» **Material**
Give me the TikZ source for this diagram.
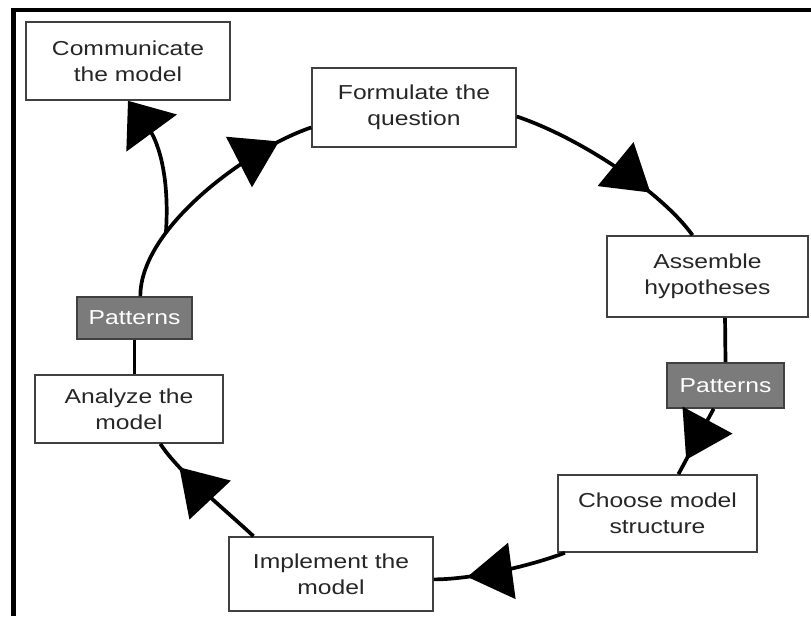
\documentclass[tikz,border=0pt]{standalone}
\usepackage{fontspec}
\newfontfamily\boxfont[FakeStretch=1.22]{Liberation Sans}
\usetikzlibrary{arrows.meta,decorations.markings}
\definecolor{boxline}{HTML}{404040}
\definecolor{txt}{HTML}{262626}
\definecolor{patfill}{HTML}{7B7B7B}
\begin{document}
\begin{tikzpicture}[x=1pt,y=-1pt,
  stepbox/.style={draw=boxline,line width=1.6pt,fill=white,inner sep=0pt,align=center,text=txt,
    font=\boxfont\fontsize{20.2}{26}\selectfont},
  patbox/.style={draw=boxline,line width=1.6pt,fill=patfill,inner sep=0pt,align=center,text=white,
    font=\boxfont\fontsize{20.2}{26}\selectfont},
  conn/.style={line width=3.7pt,draw=black,color=black},
  midarrow/.style={postaction={decorate},decoration={markings,
    mark=at position #1 with {\arrow{Triangle[length=45pt,width=56pt]}}}}]
\useasboundingbox (0,0) rectangle (811,616);
\fill[white] (0,0) rectangle (811,616);
% frame (top and left edges)
\draw[line width=4.6pt] (13.5,616) -- (13.5,10) -- (811,10);

% nodes
\node[stepbox,minimum width=204pt,minimum height=78pt] (comm) at (128,61) {Communicate\\the model};
\node[stepbox,minimum width=204pt,minimum height=79pt] (form) at (414,107.5) {Formulate the\\question};
\node[stepbox,minimum width=201pt,minimum height=81pt] (assem) at (707.5,276.5) {Assemble\\hypotheses};
\node[patbox,minimum width=117pt,minimum height=45pt] (patR) at (725.5,385.5) {Patterns};
\node[stepbox,minimum width=199pt,minimum height=77pt] (choose) at (657.5,513.5) {Choose model\\structure};
\node[stepbox,minimum width=204pt,minimum height=74pt] (impl) at (331,574) {Implement the\\model};
\node[stepbox,minimum width=188pt,minimum height=68pt] (analyze) at (129,409) {Analyze the\\model};
\node[patbox,minimum width=115pt,minimum height=42pt] (patL) at (134.5,318) {Patterns};

% connectors
\draw[conn,midarrow=0.72] (form.-5) .. controls +(65,22) and +(-30,-42) .. (assem.110);
\draw[conn] (assem.-67) -- (patR.north);
\draw[conn,midarrow=0.78] (patR.-117) -- (choose.62);
\draw[conn,midarrow=0.75] (choose.-157) .. controls +(-40,15) and +(35,0) .. (impl.-3);
\draw[conn,midarrow=0.77] (impl.154) .. controls +(-30,-28) and +(18,28) .. (analyze.-48);
\draw[conn] (patL.south |- analyze.north) -- (patL.south);
\draw[conn,midarrow=0.86] (patL.75) .. controls +(0,-70) and +(-60,20) .. (form.191) coordinate[pos=0.3] (br);
\draw[conn,-{Triangle[length=40pt,width=62pt]}] (br) .. controls +(5,-73) and +(22,30) .. (comm.south);
\end{tikzpicture}
\end{document}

» **Given exercise**
Restate the data above word for word. Do not include the images.

» **Output for this exercise**
Give me the TikZ source for this diagram.
\documentclass[tikz,border=0pt]{standalone}
\usepackage{fontspec}
\newfontfamily\boxfont[FakeStretch=1.22]{Liberation Sans}
\usetikzlibrary{arrows.meta,decorations.markings}
\definecolor{boxline}{HTML}{404040}
\definecolor{txt}{HTML}{262626}
\definecolor{patfill}{HTML}{7B7B7B}
\begin{document}
\begin{tikzpicture}[x=1pt,y=-1pt,
  stepbox/.style={draw=boxline,line width=1.6pt,fill=white,inner sep=0pt,align=center,text=txt,
    font=\boxfont\fontsize{20.2}{26}\selectfont},
  patbox/.style={draw=boxline,line width=1.6pt,fill=patfill,inner sep=0pt,align=center,text=white,
    font=\boxfont\fontsize{20.2}{26}\selectfont},
  conn/.style={line width=3.7pt,draw=black,color=black},
  midarrow/.style={postaction={decorate},decoration={markings,
    mark=at position #1 with {\arrow{Triangle[length=45pt,width=56pt]}}}}]
\useasboundingbox (0,0) rectangle (811,616);
\fill[white] (0,0) rectangle (811,616);
% frame (top and left edges)
\draw[line width=4.6pt] (13.5,616) -- (13.5,10) -- (811,10);

% nodes
\node[stepbox,minimum width=204pt,minimum height=78pt] (comm) at (128,61) {Communicate\\the model};
\node[stepbox,minimum width=204pt,minimum height=79pt] (form) at (414,107.5) {Formulate the\\question};
\node[stepbox,minimum width=201pt,minimum height=81pt] (assem) at (707.5,276.5) {Assemble\\hypotheses};
\node[patbox,minimum width=117pt,minimum height=45pt] (patR) at (725.5,385.5) {Patterns};
\node[stepbox,minimum width=199pt,minimum height=77pt] (choose) at (657.5,513.5) {Choose model\\structure};
\node[stepbox,minimum width=204pt,minimum height=74pt] (impl) at (331,574) {Implement the\\model};
\node[stepbox,minimum width=188pt,minimum height=68pt] (analyze) at (129,409) {Analyze the\\model};
\node[patbox,minimum width=115pt,minimum height=42pt] (patL) at (134.5,318) {Patterns};

% connectors
\draw[conn,midarrow=0.72] (form.-5) .. controls +(65,22) and +(-30,-42) .. (assem.110);
\draw[conn] (assem.-67) -- (patR.north);
\draw[conn,midarrow=0.78] (patR.-117) -- (choose.62);
\draw[conn,midarrow=0.75] (choose.-157) .. controls +(-40,15) and +(35,0) .. (impl.-3);
\draw[conn,midarrow=0.77] (impl.154) .. controls +(-30,-28) and +(18,28) .. (analyze.-48);
\draw[conn] (patL.south |- analyze.north) -- (patL.south);
\draw[conn,midarrow=0.86] (patL.75) .. controls +(0,-70) and +(-60,20) .. (form.191) coordinate[pos=0.3] (br);
\draw[conn,-{Triangle[length=40pt,width=62pt]}] (br) .. controls +(5,-73) and +(22,30) .. (comm.south);
\end{tikzpicture}
\end{document}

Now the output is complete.